Task requirements
Extract, in full, the lines below, beginning at the first and ending with the line that contains "const hiddenLineLabels = [2, 6, 9, 12];". Pictures do not belong in the copy.

Provided material
— BEGIN —

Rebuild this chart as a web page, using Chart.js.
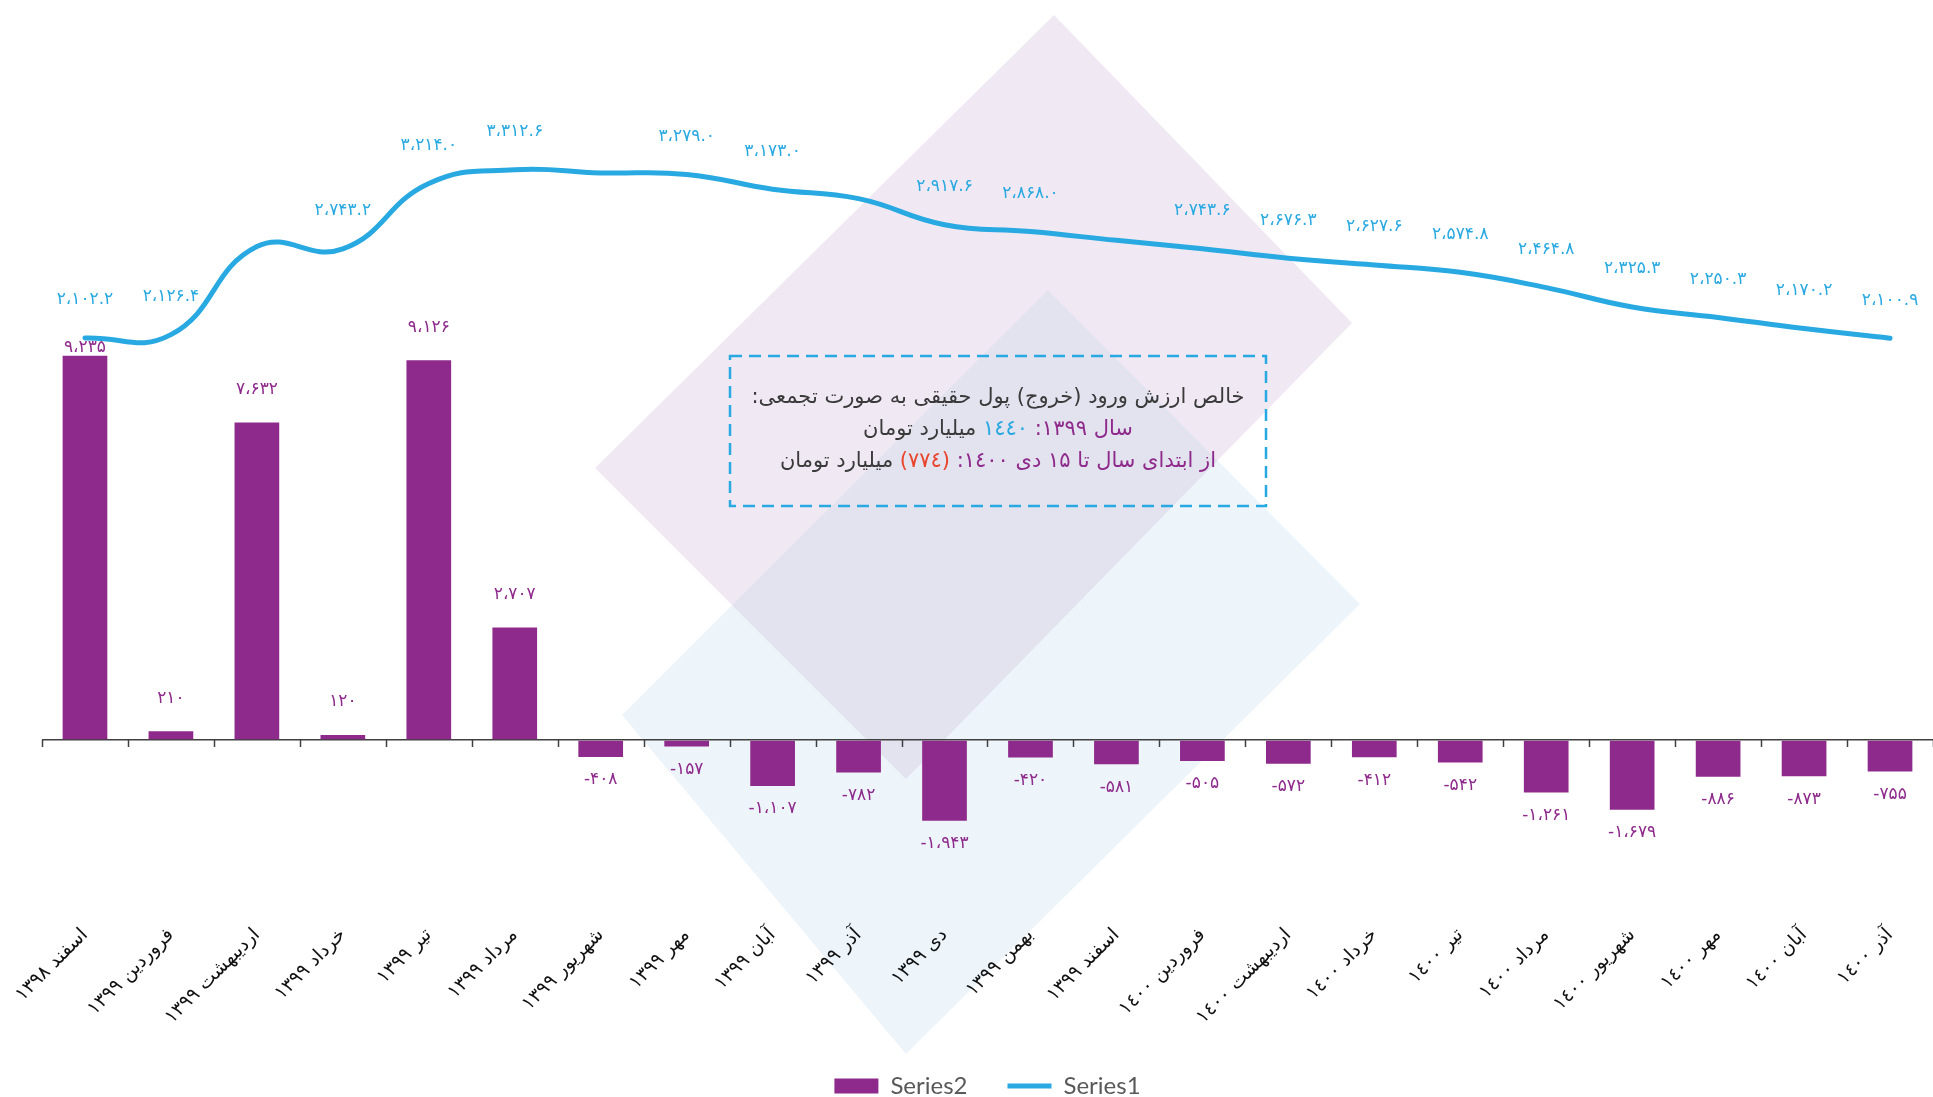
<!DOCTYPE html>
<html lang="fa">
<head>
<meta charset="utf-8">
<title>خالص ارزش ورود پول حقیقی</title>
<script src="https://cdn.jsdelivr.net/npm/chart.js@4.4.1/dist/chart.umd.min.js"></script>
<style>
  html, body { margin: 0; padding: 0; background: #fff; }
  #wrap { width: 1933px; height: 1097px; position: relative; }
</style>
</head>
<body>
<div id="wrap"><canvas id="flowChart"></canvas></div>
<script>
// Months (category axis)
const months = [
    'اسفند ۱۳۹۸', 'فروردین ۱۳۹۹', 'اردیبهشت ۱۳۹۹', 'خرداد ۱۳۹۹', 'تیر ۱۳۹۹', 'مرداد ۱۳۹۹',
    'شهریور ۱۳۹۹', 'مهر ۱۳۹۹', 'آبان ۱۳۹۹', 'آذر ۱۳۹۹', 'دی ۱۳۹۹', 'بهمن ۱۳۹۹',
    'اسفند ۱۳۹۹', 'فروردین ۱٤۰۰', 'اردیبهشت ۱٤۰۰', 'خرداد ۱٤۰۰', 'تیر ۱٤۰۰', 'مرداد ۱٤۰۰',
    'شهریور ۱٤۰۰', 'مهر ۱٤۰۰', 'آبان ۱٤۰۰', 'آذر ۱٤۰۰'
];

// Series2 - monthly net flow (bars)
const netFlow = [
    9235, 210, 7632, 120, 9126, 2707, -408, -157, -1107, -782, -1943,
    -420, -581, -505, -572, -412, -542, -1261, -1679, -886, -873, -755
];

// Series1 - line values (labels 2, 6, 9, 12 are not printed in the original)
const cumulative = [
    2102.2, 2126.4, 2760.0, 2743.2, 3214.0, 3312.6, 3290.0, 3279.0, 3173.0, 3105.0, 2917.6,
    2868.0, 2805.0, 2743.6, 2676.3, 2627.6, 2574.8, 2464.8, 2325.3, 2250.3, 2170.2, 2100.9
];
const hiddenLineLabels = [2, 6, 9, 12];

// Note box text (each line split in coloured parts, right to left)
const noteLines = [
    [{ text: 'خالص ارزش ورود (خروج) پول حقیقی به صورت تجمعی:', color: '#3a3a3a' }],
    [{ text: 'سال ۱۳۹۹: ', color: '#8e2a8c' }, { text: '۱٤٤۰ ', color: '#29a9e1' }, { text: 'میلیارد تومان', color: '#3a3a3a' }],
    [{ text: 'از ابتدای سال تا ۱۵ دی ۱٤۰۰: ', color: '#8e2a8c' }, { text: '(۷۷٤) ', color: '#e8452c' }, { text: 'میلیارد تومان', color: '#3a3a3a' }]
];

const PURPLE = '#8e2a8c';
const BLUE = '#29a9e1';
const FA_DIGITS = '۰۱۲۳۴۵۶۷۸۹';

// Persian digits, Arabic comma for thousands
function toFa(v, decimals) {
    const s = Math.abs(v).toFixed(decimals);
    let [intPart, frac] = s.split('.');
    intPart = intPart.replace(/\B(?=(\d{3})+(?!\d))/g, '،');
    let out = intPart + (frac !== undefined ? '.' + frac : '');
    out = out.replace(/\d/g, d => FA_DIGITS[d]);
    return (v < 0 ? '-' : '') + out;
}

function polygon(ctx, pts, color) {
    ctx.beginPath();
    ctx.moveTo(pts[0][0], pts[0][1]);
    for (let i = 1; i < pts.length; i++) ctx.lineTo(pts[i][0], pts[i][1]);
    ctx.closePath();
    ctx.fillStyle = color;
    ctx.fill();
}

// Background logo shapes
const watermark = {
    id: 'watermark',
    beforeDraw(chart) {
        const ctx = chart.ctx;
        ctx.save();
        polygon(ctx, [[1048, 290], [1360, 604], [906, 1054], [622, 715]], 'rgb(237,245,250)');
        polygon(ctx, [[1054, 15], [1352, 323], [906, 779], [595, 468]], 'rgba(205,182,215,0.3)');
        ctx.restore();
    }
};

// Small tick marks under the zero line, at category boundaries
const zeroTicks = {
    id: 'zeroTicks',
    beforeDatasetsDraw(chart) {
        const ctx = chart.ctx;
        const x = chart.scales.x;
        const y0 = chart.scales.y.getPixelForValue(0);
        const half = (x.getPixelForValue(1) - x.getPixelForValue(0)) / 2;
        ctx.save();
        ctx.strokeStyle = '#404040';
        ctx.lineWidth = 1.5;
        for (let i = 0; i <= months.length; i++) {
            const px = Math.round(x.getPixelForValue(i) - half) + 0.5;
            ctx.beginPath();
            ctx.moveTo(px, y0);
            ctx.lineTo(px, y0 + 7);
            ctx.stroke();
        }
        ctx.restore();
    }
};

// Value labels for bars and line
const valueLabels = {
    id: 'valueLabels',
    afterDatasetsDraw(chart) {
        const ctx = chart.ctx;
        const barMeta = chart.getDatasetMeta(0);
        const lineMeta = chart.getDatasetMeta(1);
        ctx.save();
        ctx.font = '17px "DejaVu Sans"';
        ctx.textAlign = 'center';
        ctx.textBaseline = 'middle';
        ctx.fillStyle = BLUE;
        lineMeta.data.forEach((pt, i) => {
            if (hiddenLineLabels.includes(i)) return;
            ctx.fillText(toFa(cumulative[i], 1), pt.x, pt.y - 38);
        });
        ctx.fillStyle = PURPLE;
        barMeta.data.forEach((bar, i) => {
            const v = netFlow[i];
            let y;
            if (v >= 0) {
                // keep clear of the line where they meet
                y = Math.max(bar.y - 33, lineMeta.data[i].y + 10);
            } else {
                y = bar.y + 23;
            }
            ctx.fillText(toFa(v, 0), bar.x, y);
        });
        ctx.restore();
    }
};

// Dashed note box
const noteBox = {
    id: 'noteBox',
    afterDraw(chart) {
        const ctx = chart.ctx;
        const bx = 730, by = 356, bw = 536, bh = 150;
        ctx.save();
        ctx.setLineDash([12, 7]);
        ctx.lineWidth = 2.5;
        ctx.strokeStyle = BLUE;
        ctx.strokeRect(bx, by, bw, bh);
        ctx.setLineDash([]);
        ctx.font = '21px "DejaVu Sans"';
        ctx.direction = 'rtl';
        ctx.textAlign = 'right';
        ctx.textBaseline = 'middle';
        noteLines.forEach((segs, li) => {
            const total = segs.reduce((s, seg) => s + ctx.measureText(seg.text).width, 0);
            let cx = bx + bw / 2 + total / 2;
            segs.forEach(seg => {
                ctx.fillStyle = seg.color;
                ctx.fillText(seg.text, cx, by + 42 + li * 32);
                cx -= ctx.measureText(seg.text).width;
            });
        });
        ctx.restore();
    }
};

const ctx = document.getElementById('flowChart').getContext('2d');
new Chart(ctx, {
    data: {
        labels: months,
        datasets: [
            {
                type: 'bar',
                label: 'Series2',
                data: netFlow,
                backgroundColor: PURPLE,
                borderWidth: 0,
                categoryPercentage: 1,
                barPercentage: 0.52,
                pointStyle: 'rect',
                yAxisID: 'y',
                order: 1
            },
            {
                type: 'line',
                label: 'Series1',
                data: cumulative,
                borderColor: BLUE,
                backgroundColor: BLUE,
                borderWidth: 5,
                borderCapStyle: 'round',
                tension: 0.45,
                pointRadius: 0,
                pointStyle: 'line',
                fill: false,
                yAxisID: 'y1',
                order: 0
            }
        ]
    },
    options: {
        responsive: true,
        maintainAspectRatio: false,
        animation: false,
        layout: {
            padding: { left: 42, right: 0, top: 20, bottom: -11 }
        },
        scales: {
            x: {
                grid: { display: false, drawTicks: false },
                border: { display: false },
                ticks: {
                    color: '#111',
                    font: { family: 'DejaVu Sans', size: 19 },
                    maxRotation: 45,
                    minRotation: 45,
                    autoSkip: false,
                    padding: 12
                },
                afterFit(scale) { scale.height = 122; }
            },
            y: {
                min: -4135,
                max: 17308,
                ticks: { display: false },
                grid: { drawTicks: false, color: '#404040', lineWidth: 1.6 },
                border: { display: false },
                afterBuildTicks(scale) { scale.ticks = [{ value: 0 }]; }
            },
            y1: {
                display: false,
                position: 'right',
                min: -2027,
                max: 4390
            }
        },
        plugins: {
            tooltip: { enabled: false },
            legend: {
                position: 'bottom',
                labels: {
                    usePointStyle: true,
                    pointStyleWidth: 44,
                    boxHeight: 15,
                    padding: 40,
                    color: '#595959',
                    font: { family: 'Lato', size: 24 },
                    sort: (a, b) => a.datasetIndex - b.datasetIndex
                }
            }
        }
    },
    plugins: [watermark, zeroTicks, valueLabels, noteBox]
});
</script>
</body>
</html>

— END —

Response to this task
Rebuild this chart as a web page, using Chart.js.
<!DOCTYPE html>
<html lang="fa">
<head>
<meta charset="utf-8">
<title>خالص ارزش ورود پول حقیقی</title>
<script src="https://cdn.jsdelivr.net/npm/chart.js@4.4.1/dist/chart.umd.min.js"></script>
<style>
  html, body { margin: 0; padding: 0; background: #fff; }
  #wrap { width: 1933px; height: 1097px; position: relative; }
</style>
</head>
<body>
<div id="wrap"><canvas id="flowChart"></canvas></div>
<script>
// Months (category axis)
const months = [
    'اسفند ۱۳۹۸', 'فروردین ۱۳۹۹', 'اردیبهشت ۱۳۹۹', 'خرداد ۱۳۹۹', 'تیر ۱۳۹۹', 'مرداد ۱۳۹۹',
    'شهریور ۱۳۹۹', 'مهر ۱۳۹۹', 'آبان ۱۳۹۹', 'آذر ۱۳۹۹', 'دی ۱۳۹۹', 'بهمن ۱۳۹۹',
    'اسفند ۱۳۹۹', 'فروردین ۱٤۰۰', 'اردیبهشت ۱٤۰۰', 'خرداد ۱٤۰۰', 'تیر ۱٤۰۰', 'مرداد ۱٤۰۰',
    'شهریور ۱٤۰۰', 'مهر ۱٤۰۰', 'آبان ۱٤۰۰', 'آذر ۱٤۰۰'
];

// Series2 - monthly net flow (bars)
const netFlow = [
    9235, 210, 7632, 120, 9126, 2707, -408, -157, -1107, -782, -1943,
    -420, -581, -505, -572, -412, -542, -1261, -1679, -886, -873, -755
];

// Series1 - line values (labels 2, 6, 9, 12 are not printed in the original)
const cumulative = [
    2102.2, 2126.4, 2760.0, 2743.2, 3214.0, 3312.6, 3290.0, 3279.0, 3173.0, 3105.0, 2917.6,
    2868.0, 2805.0, 2743.6, 2676.3, 2627.6, 2574.8, 2464.8, 2325.3, 2250.3, 2170.2, 2100.9
];
const hiddenLineLabels = [2, 6, 9, 12];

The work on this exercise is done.